Mostly, though, the story is about the hole and how it got there. And that is where the real Maine shines through. As all right-thinking individuals know, the first hole was poked in the first doughnut more than a century and a half ago in Clam Cove, now the Glen Cove section of Rockport. Let Ms. Sagon tell it:
“The year was 1847. According to family lore, Hanson Gregory, the teen-age scion of a prosperous Maine shipping family, asking his mother why her fried cakes were so soggy in the middle. She said she didn’t know; the centers just wouldn’t cook through. So, on an impulse, her son took a fork and punched out the center of a couple of uncooked rounds of dough. Here, Mom, fry these. And the all-American doughnut with the hole was born.”

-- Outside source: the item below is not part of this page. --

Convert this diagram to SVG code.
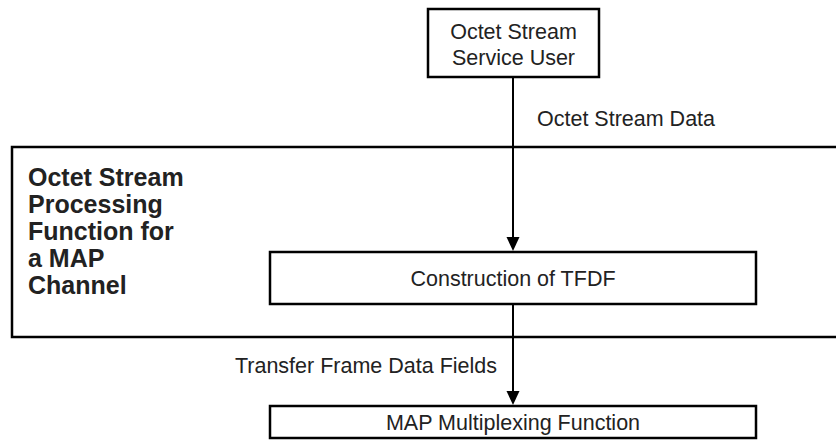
<svg xmlns="http://www.w3.org/2000/svg" width="836" height="441" viewBox="0 0 836 441">
<style>
.box{fill:#fff;stroke:#000;stroke-width:2.5}
.t{font-family:"Liberation Sans",Arial,sans-serif;font-size:21.5px;fill:#222}
.tb{font-family:"Liberation Sans",Arial,sans-serif;font-size:25px;font-weight:bold;fill:#222}
.c{text-anchor:middle}
.ln{stroke:#000;stroke-width:2;fill:none}
</style>
<g id="processing-function">
<rect class="box" x="12" y="147" width="830" height="190"/>
<text class="tb" x="28" y="186">Octet Stream</text>
<text class="tb" x="28" y="213">Processing</text>
<text class="tb" x="28" y="240">Function for</text>
<text class="tb" x="28" y="267">a MAP</text>
<text class="tb" x="28" y="294">Channel</text>
</g>
<g id="service-user">
<rect class="box" x="428" y="9" width="171" height="68"/>
<text class="t c" x="513.5" y="39">Octet Stream</text>
<text class="t c" x="513.5" y="65">Service User</text>
</g>
<g id="construction">
<rect class="box" x="270" y="252" width="486" height="52"/>
<text class="t c" x="513" y="286">Construction of TFDF</text>
</g>
<g id="map-mux">
<rect class="box" x="270" y="406" width="486" height="32"/>
<text class="t c" x="513" y="430">MAP Multiplexing Function</text>
</g>
<g id="connectors">
<line class="ln" x1="513" y1="77" x2="513" y2="240"/>
<path d="M506.5,237 L519.5,237 L513,251 Z" fill="#000"/>
<text class="t" x="537" y="126">Octet Stream Data</text>
<line class="ln" x1="513" y1="304" x2="513" y2="394"/>
<path d="M506.5,391 L519.5,391 L513,405 Z" fill="#000"/>
<text class="t" x="497" y="373" text-anchor="end">Transfer Frame Data Fields</text>
</g>
</svg>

In addition to the truth, the story covers the myth as well. Capt. Gregory (he grew up to be Maine’s youngest sea captain at age 19) created the hole by jamming a fried cake onto a spoke of his ship’s wheel so he could snack while he navigated. He lightened the cake after six of his crew, weighted down by soggy hole-less cakes, fell overboard and sank. He refashioned fried cakes in homage to the life preserver. Capt. Gregory added to the muddle himself when, in an interview around the turn of the century in The Boston Post, he asserted that he solved soggy-center problem at sea with a tin pepper mill, not in his mother’s kitchen with a fork.
Pretenders sprang up and by 1941 the controversy was so great that the American Donut Corp. sponsored a debate on the hole’s origin at New York’s Astor Hotel. Capt. Gregory’s cousin, Fred Crockett, presented incontrovertible evidence and successfully defended his family and his state.
Mr. Crockett, now 91, lives in Rockport. He begins each day with coffee and a cake doughnut, plain. He stands by the the kitchen-and-the-fork version. “The rest are just crazy stories,” he told Ms. Sagon.
To some, this may be merely another quaint tale. To astute readers, such as those of this newspaper and The Washington Post, it is a story of innovation and ingenuity. Of a daunting problem identified and effectively solved. Of the real Maine. Thanks for telling it, Ms. Sagon.